■ **INSTRUCTIONS FOR THE TASK**:
Do not copy the pictures; transcribe all other material exactly.

■ **SUPPLIED INFORMATION**:

•••

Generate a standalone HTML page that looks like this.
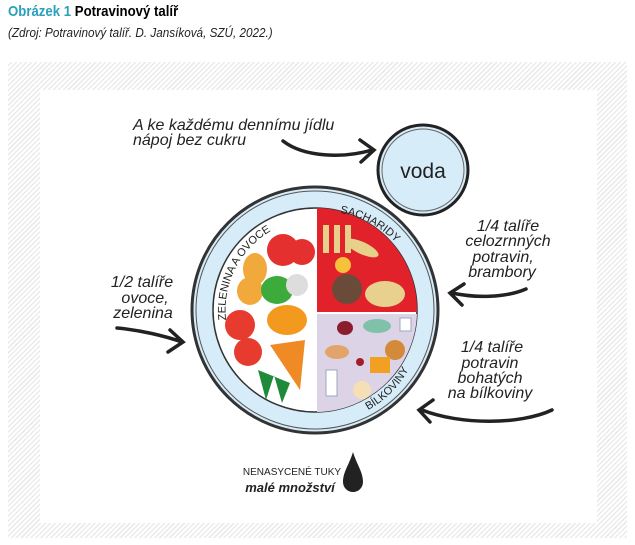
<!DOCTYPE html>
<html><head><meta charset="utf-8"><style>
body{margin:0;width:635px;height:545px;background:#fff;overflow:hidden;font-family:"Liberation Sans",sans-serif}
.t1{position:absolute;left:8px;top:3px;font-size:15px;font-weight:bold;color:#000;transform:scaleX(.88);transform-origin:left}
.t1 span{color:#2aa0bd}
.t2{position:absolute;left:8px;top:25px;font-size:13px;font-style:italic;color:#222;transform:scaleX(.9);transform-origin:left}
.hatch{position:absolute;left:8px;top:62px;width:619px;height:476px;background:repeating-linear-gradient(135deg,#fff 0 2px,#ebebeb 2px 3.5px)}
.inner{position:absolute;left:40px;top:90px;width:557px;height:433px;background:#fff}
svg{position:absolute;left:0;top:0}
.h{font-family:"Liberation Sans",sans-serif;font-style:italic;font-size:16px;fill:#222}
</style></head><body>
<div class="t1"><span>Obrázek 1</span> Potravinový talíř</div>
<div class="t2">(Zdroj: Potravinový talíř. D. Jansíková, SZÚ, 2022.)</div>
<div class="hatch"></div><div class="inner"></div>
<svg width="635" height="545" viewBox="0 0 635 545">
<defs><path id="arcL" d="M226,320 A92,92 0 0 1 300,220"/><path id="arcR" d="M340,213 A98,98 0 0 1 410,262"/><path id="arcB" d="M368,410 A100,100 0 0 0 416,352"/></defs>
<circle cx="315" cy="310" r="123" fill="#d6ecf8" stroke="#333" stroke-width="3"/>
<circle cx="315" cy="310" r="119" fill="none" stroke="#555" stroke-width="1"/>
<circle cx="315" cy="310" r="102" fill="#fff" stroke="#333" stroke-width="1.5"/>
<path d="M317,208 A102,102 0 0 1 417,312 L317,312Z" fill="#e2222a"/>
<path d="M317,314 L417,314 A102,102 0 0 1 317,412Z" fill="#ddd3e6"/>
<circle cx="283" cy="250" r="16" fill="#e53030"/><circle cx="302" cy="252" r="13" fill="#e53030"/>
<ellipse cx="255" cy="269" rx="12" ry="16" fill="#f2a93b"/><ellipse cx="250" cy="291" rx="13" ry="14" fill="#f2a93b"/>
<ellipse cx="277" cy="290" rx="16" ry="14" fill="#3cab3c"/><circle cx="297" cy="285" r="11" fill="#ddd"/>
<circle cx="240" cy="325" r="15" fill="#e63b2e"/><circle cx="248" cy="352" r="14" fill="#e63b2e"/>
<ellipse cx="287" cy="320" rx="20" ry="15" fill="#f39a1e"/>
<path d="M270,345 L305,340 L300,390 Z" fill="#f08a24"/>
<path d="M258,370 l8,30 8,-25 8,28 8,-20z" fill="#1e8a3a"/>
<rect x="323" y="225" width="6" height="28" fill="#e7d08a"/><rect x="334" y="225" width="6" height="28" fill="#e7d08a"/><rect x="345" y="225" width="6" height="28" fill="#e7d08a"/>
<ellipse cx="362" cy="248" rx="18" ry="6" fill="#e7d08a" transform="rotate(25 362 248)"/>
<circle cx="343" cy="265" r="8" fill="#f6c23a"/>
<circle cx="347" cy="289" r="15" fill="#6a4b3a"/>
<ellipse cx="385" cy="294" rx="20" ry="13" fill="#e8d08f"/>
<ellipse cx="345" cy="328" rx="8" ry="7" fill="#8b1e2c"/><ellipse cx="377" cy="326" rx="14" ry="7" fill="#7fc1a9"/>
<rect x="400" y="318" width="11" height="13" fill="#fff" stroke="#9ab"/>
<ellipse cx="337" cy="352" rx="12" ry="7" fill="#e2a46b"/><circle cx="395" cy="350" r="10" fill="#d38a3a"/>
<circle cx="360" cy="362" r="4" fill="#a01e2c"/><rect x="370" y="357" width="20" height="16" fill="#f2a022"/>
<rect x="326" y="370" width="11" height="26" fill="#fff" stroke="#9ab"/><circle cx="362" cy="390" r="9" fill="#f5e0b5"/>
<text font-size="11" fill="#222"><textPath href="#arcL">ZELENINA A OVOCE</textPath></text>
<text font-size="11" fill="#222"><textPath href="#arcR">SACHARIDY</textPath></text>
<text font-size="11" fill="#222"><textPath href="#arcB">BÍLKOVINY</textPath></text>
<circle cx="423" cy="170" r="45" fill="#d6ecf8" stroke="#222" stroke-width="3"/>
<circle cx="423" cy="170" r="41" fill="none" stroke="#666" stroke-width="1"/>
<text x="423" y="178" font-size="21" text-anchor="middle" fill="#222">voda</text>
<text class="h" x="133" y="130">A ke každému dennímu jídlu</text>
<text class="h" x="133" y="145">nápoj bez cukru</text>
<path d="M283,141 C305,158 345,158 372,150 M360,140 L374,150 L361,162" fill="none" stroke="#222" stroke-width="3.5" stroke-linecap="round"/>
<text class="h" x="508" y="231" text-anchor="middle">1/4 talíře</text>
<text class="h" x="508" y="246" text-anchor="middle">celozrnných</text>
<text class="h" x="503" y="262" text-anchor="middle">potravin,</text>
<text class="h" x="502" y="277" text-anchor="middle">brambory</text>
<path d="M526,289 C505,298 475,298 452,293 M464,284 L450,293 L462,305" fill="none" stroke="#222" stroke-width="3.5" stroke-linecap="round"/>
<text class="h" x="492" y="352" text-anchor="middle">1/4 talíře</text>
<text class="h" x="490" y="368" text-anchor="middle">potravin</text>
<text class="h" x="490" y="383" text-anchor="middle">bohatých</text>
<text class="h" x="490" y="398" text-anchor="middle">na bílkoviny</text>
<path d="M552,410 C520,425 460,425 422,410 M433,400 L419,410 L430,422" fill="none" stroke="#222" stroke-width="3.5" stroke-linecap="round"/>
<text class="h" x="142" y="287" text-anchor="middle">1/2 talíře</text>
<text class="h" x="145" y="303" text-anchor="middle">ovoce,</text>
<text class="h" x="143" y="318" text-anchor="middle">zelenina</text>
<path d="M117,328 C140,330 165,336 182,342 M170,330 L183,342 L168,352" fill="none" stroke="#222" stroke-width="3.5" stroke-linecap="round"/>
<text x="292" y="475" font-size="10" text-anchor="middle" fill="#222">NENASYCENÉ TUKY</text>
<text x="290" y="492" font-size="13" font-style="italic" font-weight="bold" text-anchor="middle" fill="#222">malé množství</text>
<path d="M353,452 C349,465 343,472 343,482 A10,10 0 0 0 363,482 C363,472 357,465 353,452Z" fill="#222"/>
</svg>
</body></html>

•••

■ **RESPONSE BELOW**:
Generate a standalone HTML page that looks like this.
<!DOCTYPE html>
<html><head><meta charset="utf-8"><style>
body{margin:0;width:635px;height:545px;background:#fff;overflow:hidden;font-family:"Liberation Sans",sans-serif}
.t1{position:absolute;left:8px;top:3px;font-size:15px;font-weight:bold;color:#000;transform:scaleX(.88);transform-origin:left}
.t1 span{color:#2aa0bd}
.t2{position:absolute;left:8px;top:25px;font-size:13px;font-style:italic;color:#222;transform:scaleX(.9);transform-origin:left}
.hatch{position:absolute;left:8px;top:62px;width:619px;height:476px;background:repeating-linear-gradient(135deg,#fff 0 2px,#ebebeb 2px 3.5px)}
.inner{position:absolute;left:40px;top:90px;width:557px;height:433px;background:#fff}
svg{position:absolute;left:0;top:0}
.h{font-family:"Liberation Sans",sans-serif;font-style:italic;font-size:16px;fill:#222}
</style></head><body>
<div class="t1"><span>Obrázek 1</span> Potravinový talíř</div>
<div class="t2">(Zdroj: Potravinový talíř. D. Jansíková, SZÚ, 2022.)</div>
<div class="hatch"></div><div class="inner"></div>
<svg width="635" height="545" viewBox="0 0 635 545">
<defs><path id="arcL" d="M226,320 A92,92 0 0 1 300,220"/><path id="arcR" d="M340,213 A98,98 0 0 1 410,262"/><path id="arcB" d="M368,410 A100,100 0 0 0 416,352"/></defs>
<circle cx="315" cy="310" r="123" fill="#d6ecf8" stroke="#333" stroke-width="3"/>
<circle cx="315" cy="310" r="119" fill="none" stroke="#555" stroke-width="1"/>
<circle cx="315" cy="310" r="102" fill="#fff" stroke="#333" stroke-width="1.5"/>
<path d="M317,208 A102,102 0 0 1 417,312 L317,312Z" fill="#e2222a"/>
<path d="M317,314 L417,314 A102,102 0 0 1 317,412Z" fill="#ddd3e6"/>
<circle cx="283" cy="250" r="16" fill="#e53030"/><circle cx="302" cy="252" r="13" fill="#e53030"/>
<ellipse cx="255" cy="269" rx="12" ry="16" fill="#f2a93b"/><ellipse cx="250" cy="291" rx="13" ry="14" fill="#f2a93b"/>
<ellipse cx="277" cy="290" rx="16" ry="14" fill="#3cab3c"/><circle cx="297" cy="285" r="11" fill="#ddd"/>
<circle cx="240" cy="325" r="15" fill="#e63b2e"/><circle cx="248" cy="352" r="14" fill="#e63b2e"/>
<ellipse cx="287" cy="320" rx="20" ry="15" fill="#f39a1e"/>
<path d="M270,345 L305,340 L300,390 Z" fill="#f08a24"/>
<path d="M258,370 l8,30 8,-25 8,28 8,-20z" fill="#1e8a3a"/>
<rect x="323" y="225" width="6" height="28" fill="#e7d08a"/><rect x="334" y="225" width="6" height="28" fill="#e7d08a"/><rect x="345" y="225" width="6" height="28" fill="#e7d08a"/>
<ellipse cx="362" cy="248" rx="18" ry="6" fill="#e7d08a" transform="rotate(25 362 248)"/>
<circle cx="343" cy="265" r="8" fill="#f6c23a"/>
<circle cx="347" cy="289" r="15" fill="#6a4b3a"/>
<ellipse cx="385" cy="294" rx="20" ry="13" fill="#e8d08f"/>
<ellipse cx="345" cy="328" rx="8" ry="7" fill="#8b1e2c"/><ellipse cx="377" cy="326" rx="14" ry="7" fill="#7fc1a9"/>
<rect x="400" y="318" width="11" height="13" fill="#fff" stroke="#9ab"/>
<ellipse cx="337" cy="352" rx="12" ry="7" fill="#e2a46b"/><circle cx="395" cy="350" r="10" fill="#d38a3a"/>
<circle cx="360" cy="362" r="4" fill="#a01e2c"/><rect x="370" y="357" width="20" height="16" fill="#f2a022"/>
<rect x="326" y="370" width="11" height="26" fill="#fff" stroke="#9ab"/><circle cx="362" cy="390" r="9" fill="#f5e0b5"/>
<text font-size="11" fill="#222"><textPath href="#arcL">ZELENINA A OVOCE</textPath></text>
<text font-size="11" fill="#222"><textPath href="#arcR">SACHARIDY</textPath></text>
<text font-size="11" fill="#222"><textPath href="#arcB">BÍLKOVINY</textPath></text>
<circle cx="423" cy="170" r="45" fill="#d6ecf8" stroke="#222" stroke-width="3"/>
<circle cx="423" cy="170" r="41" fill="none" stroke="#666" stroke-width="1"/>
<text x="423" y="178" font-size="21" text-anchor="middle" fill="#222">voda</text>
<text class="h" x="133" y="130">A ke každému dennímu jídlu</text>
<text class="h" x="133" y="145">nápoj bez cukru</text>
<path d="M283,141 C305,158 345,158 372,150 M360,140 L374,150 L361,162" fill="none" stroke="#222" stroke-width="3.5" stroke-linecap="round"/>
<text class="h" x="508" y="231" text-anchor="middle">1/4 talíře</text>
<text class="h" x="508" y="246" text-anchor="middle">celozrnných</text>
<text class="h" x="503" y="262" text-anchor="middle">potravin,</text>
<text class="h" x="502" y="277" text-anchor="middle">brambory</text>
<path d="M526,289 C505,298 475,298 452,293 M464,284 L450,293 L462,305" fill="none" stroke="#222" stroke-width="3.5" stroke-linecap="round"/>
<text class="h" x="492" y="352" text-anchor="middle">1/4 talíře</text>
<text class="h" x="490" y="368" text-anchor="middle">potravin</text>
<text class="h" x="490" y="383" text-anchor="middle">bohatých</text>
<text class="h" x="490" y="398" text-anchor="middle">na bílkoviny</text>
<path d="M552,410 C520,425 460,425 422,410 M433,400 L419,410 L430,422" fill="none" stroke="#222" stroke-width="3.5" stroke-linecap="round"/>
<text class="h" x="142" y="287" text-anchor="middle">1/2 talíře</text>
<text class="h" x="145" y="303" text-anchor="middle">ovoce,</text>
<text class="h" x="143" y="318" text-anchor="middle">zelenina</text>
<path d="M117,328 C140,330 165,336 182,342 M170,330 L183,342 L168,352" fill="none" stroke="#222" stroke-width="3.5" stroke-linecap="round"/>
<text x="292" y="475" font-size="10" text-anchor="middle" fill="#222">NENASYCENÉ TUKY</text>
<text x="290" y="492" font-size="13" font-style="italic" font-weight="bold" text-anchor="middle" fill="#222">malé množství</text>
<path d="M353,452 C349,465 343,472 343,482 A10,10 0 0 0 363,482 C363,472 357,465 353,452Z" fill="#222"/>
</svg>
</body></html>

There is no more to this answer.